Last week I bought Keith Richard’s new album “Crosseyed Heart” on vinyl. [1] It’s a low-key, great sounding record with a strong set of songs.

The album is mostly the creation of Keith and drummer Steve Jordan (with the Winos and other guests mixed in later). Steve Jordan is the perfect foil for solo Keith. Jordan inspires and complements him in a way that coaxes out of him an album’s worth of songs. During the new Netflix documentary “Under The Influence” Jordan relates a conversation with Keith where he apparently talked him out of “retirement” and into making this album.
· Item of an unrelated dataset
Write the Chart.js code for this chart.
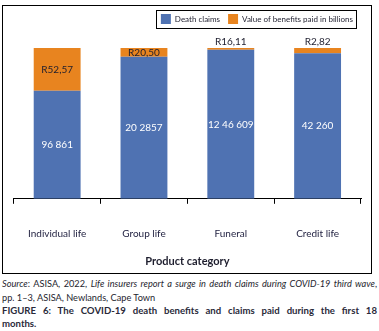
<!DOCTYPE html>
<html>
<head>
<meta charset="utf-8">
<script src="https://cdn.jsdelivr.net/npm/chart.js@4"></script>
<style>
  body { margin: 0; background: #fff; font-family: Lato, "Open Sans", sans-serif; }
  #frame { position: absolute; left: 2px; top: 5px; width: 368px; height: 267px; border: 1px solid #000; }
  #frame canvas { display: block; }
  .cap { position: absolute; left: 2px; width: 375px; color: #1e1e2e; }
  .full { text-align: justify; text-align-last: justify; white-space: nowrap; }
  #src { top: 277px; line-height: 14px; font-size: 9.2px; }
  #fig { top: 304px; line-height: 13px; font-size: 9.6px; font-weight: bold; color: #2a2a3a; }
  #fig .full { white-space: normal; }
</style>
</head>
<body>
<div id="frame"><canvas id="chart" width="368" height="267"></canvas></div>
<div id="src" class="cap"><div class="full"><i>Source</i>: ASISA, 2022, <i>Life insurers report a surge in death claims during COVID-19 third wave</i>,</div><div>pp. 1–3, ASISA, Newlands, Cape Town</div></div>
<div id="fig" class="cap"><div class="full">FIGURE 6: The COVID-19 death benefits and claims paid during the first 18</div><div>months.</div></div>
<script>
const categories = ['Individual life', 'Group life', 'Funeral', 'Credit life'];
// share of each bar (percent of full height)
const deathClaimsShare = [71.7, 94.2, 98.8, 96.5];
const benefitsShare = [28.3, 5.8, 1.2, 3.5];
const deathClaimsLabels = ['96 861', '20 2857', '12 46 609', '42 260'];
const benefitsLabels = ['R52,57', 'R20,50', 'R16,11', 'R2,82'];

const blue = '#4f72b2';
const orange = '#e8841f';
const fontName = 'Lato, "Open Sans", sans-serif';

// extra room between legend and bars
const legendGap = {
  id: 'legendGap',
  beforeInit(chart) {
    const fit = chart.legend.fit;
    chart.legend.fit = function () {
      fit.call(this);
      this.height += 14;
    };
  }
};

// box around the legend
const legendBox = {
  id: 'legendBox',
  afterDraw(chart) {
    const lg = chart.legend;
    if (!lg || !lg.legendHitBoxes.length) return;
    const boxes = lg.legendHitBoxes;
    const x0 = boxes[0].left - 5;
    const last = boxes[boxes.length - 1];
    const x1 = last.left + last.width + 3;
    const y0 = boxes[0].top - 4;
    const y1 = boxes[0].top + boxes[0].height + 4;
    const ctx = chart.ctx;
    ctx.save();
    ctx.strokeStyle = '#000';
    ctx.lineWidth = 1;
    ctx.strokeRect(Math.round(x0) + 0.5, Math.round(y0) + 0.5, Math.round(x1 - x0), Math.round(y1 - y0));
    ctx.restore();
  }
};

// value labels on the bars
const barLabels = {
  id: 'barLabels',
  afterDatasetsDraw(chart) {
    const ctx = chart.ctx;
    ctx.save();
    ctx.font = '10px ' + fontName;
    ctx.textAlign = 'center';
    chart.getDatasetMeta(0).data.forEach((bar, i) => {
      ctx.fillStyle = '#fff';
      ctx.textBaseline = 'middle';
      ctx.fillText(deathClaimsLabels[i], bar.x, (bar.y + bar.base) / 2);
    });
    chart.getDatasetMeta(1).data.forEach((bar, i) => {
      ctx.fillStyle = '#1e1e2e';
      const h = bar.base - bar.y;
      if (h < 8) {
        ctx.textBaseline = 'bottom';
        ctx.fillText(benefitsLabels[i], bar.x, bar.y - 1);
      } else {
        ctx.textBaseline = 'middle';
        ctx.fillText(benefitsLabels[i], bar.x, (bar.y + bar.base) / 2);
      }
    });
    ctx.restore();
  }
};

new Chart(document.getElementById('chart'), {
  type: 'bar',
  data: {
    labels: categories,
    datasets: [
      { label: 'Death claims', data: deathClaimsShare, backgroundColor: blue, barPercentage: 0.54, categoryPercentage: 1 },
      { label: 'Value of benefits paid in billions', data: benefitsShare, backgroundColor: orange, barPercentage: 0.54, categoryPercentage: 1 }
    ]
  },
  options: {
    responsive: false,
    animation: false,
    layout: { padding: { left: 8, right: 10, top: 0, bottom: 1 } },
    plugins: {
      legend: {
        position: 'top',
        align: 'end',
        labels: {
          boxWidth: 10,
          boxHeight: 10,
          padding: 8,
          color: '#1e1e2e',
          font: { family: fontName, size: 8 }
        }
      },
      tooltip: { enabled: false }
    },
    scales: {
      x: {
        stacked: true,
        border: { display: true, color: '#000', width: 1 },
        grid: { display: true, drawOnChartArea: false, drawTicks: true, tickLength: 5, color: '#000' },
        ticks: { color: '#1e1e3e', font: { family: fontName, size: 10 }, padding: 24 },
        title: { display: true, text: 'Product category', color: '#1e1e2e', font: { family: fontName, size: 11, weight: 'bold' }, padding: { top: -9, bottom: 4 } }
      },
      y: {
        stacked: true,
        display: false,
        min: 0,
        max: 100
      }
    }
  },
  plugins: [legendGap, legendBox, barLabels]
});
</script>
</body>
</html>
The process began with just Richards and Jordan booking studio time to cut a few tracks.

It’s been 25 years since his last album and my initial reaction was, similar to how I felt about “Talk Is Cheap” in 1987,  “why the Stones don’t put out albums like this anymore”. Which is not really fair. I went back and listened to “Steel Wheels”, “Voodoo Lounge” and “Bridges to Babylon” and there’s some good stuff on those albums. These records are at least as good as some of the so-so mid-seventies albums like “Goats Head Soup” or “Black and Blue”. The problem, as I’ve noted before, is that the Stones are competing with their classic albums of the late sixties and seventies. Nothing will measure up. But this is a Keith Richards album not a Rolling Stones record so that burden of comparison is lifted.

The other thing that makes this album work is that Keith is acting his age.[2] There is something Peter Pan about Jagger that makes him appear sometimes as the boy who can’t grow up, who is trying to recapture his lost youth. Keith doesn’t have this problem. He’s become one of the old bluesmen he idolized in his youth. Keith isn’t trying to re-create the past and he is totally in the moment. Like any true artist, he is authentic and true to himself and his collaborators. If the album sells great and if not that’s ok too. Keith is doing this for the love of his art and is not trying to please the audience.
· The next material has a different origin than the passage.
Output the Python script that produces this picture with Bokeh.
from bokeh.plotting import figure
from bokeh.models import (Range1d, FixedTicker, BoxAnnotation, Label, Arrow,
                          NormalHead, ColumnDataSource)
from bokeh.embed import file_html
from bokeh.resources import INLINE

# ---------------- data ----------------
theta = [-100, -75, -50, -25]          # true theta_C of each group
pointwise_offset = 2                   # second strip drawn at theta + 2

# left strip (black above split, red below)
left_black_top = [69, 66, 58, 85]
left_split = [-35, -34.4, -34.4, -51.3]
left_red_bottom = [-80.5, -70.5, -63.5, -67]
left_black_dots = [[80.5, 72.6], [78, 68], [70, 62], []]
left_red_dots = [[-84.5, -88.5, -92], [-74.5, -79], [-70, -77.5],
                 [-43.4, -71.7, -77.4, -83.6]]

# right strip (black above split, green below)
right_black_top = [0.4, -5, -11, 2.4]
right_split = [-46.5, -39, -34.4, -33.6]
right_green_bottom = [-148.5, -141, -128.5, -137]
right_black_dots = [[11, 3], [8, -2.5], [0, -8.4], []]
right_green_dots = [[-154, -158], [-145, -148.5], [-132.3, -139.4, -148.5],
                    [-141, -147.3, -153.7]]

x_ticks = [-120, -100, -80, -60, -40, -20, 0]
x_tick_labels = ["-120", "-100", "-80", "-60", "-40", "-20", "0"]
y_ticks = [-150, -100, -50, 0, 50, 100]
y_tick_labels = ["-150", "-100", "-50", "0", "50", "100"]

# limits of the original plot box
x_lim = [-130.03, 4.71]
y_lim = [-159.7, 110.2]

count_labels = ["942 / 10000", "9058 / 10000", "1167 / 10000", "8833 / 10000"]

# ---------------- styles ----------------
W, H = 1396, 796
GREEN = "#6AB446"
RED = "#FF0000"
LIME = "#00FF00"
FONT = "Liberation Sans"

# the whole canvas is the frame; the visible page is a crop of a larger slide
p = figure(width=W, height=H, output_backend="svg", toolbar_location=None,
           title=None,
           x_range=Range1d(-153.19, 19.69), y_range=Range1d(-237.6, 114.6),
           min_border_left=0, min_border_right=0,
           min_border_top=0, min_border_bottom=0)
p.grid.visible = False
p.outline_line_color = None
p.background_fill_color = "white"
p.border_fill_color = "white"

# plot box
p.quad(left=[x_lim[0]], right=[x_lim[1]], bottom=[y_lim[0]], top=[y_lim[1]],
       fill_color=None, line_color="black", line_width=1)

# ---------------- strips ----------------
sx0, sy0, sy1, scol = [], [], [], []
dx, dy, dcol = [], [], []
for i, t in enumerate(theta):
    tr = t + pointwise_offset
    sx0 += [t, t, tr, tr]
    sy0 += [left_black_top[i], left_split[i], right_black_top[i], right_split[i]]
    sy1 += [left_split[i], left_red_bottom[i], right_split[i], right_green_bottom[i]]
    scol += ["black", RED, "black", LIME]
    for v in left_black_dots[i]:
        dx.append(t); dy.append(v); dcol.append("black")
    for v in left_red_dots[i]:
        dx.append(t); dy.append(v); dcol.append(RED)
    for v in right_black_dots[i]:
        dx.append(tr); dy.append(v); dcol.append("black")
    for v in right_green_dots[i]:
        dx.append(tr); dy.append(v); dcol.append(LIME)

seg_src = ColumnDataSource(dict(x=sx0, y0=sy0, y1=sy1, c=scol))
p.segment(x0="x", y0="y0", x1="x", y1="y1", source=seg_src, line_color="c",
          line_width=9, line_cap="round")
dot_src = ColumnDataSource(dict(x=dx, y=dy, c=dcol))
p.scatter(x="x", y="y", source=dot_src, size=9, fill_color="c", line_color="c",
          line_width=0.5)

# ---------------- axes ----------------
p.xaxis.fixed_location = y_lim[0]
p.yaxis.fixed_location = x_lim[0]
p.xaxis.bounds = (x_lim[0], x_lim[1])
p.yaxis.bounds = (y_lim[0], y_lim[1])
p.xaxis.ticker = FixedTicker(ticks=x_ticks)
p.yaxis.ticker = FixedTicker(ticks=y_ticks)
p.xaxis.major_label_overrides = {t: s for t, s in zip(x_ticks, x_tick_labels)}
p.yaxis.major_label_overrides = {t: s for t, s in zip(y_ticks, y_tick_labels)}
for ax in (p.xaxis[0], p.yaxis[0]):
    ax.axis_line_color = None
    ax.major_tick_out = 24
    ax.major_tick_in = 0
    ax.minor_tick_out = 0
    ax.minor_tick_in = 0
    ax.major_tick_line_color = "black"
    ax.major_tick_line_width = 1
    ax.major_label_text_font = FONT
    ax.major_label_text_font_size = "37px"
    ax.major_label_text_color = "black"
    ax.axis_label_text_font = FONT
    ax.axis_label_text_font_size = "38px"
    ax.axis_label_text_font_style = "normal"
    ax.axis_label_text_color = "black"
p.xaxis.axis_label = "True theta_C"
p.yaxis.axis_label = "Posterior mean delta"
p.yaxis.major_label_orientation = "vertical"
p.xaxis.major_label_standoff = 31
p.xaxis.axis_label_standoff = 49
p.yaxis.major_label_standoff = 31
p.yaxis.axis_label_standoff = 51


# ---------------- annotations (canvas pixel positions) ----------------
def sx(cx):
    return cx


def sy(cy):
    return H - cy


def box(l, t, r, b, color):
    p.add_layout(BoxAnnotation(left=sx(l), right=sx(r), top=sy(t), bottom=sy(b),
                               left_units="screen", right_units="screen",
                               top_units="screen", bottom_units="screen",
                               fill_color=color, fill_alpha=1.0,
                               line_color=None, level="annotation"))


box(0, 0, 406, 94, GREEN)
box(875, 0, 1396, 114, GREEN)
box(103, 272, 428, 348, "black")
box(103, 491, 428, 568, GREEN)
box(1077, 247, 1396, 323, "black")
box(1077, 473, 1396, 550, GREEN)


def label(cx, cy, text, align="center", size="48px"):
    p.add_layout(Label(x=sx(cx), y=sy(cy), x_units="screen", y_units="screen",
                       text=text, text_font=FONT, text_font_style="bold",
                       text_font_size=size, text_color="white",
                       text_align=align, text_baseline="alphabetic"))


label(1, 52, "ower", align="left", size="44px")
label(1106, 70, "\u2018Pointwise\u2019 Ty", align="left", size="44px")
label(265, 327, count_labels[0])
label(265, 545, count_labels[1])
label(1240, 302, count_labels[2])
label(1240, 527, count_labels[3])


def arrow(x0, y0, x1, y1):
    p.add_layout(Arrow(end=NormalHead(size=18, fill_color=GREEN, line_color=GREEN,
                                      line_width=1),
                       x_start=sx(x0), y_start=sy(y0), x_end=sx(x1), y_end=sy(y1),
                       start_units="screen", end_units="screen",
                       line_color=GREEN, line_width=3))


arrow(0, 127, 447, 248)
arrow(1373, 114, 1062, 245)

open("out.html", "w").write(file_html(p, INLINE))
The album’s fifteen songs range from quiet, acoustic blues (title track), shuffling electric blues (“Blues In The Morning”), all-out rockers (“Trouble, “Substantial Damage”) and ballads (“Illusions”, a duet with Nora Jones). The playing is assured but never showy with an ensemble feel, which is a neat trick considering, Keith plays most of the instruments (other than drums). “Trouble” and “Nothing On Me” sound like they were lifted from one of the Stone’s seventies albums. There’s an alternating feel of space and density with the songs that reminds me of “Exile” and “Sticky Fingers”.

In the end Keith is a loyal Stone who would always prefer to be onstage or in the studio with them. It seems he is forced into making solo albums in those infrequent times when things with the Stones were uncertain (the late eighties feud with Jagger) or during extended dormant periods (the last few years). “Crosseyed Heart” is a side project and not a big album. But it’s a musicians’ album made by someone for a deep love for blues, country and rock and roll. And for that we are ever thankful for these occasional solo offerings from Keith.

 

[1] Interesting thing about current artists, that are from the CD age with its expanded space for music, putting out vinyl versions of their releases is that they are too long for a single album but aren’t really long enough for a double album. I’ve bought vinyl albums recently that take up three sides and the fourth side is not playable and has some kind of design on it. Keith’s new album takes up four relatively short sides. The CD age increased the amount of music that could fit on an LP. Years later I am still of the mind that this “all the news that fits” approach yields too much filler than being forced to edit a ten-song collection to fit on the LP.

[2] Robert Plant has also made this transition from the “golden god” of his seventies heyday with Led Zeppelin to today’s rhythm and blues band leader.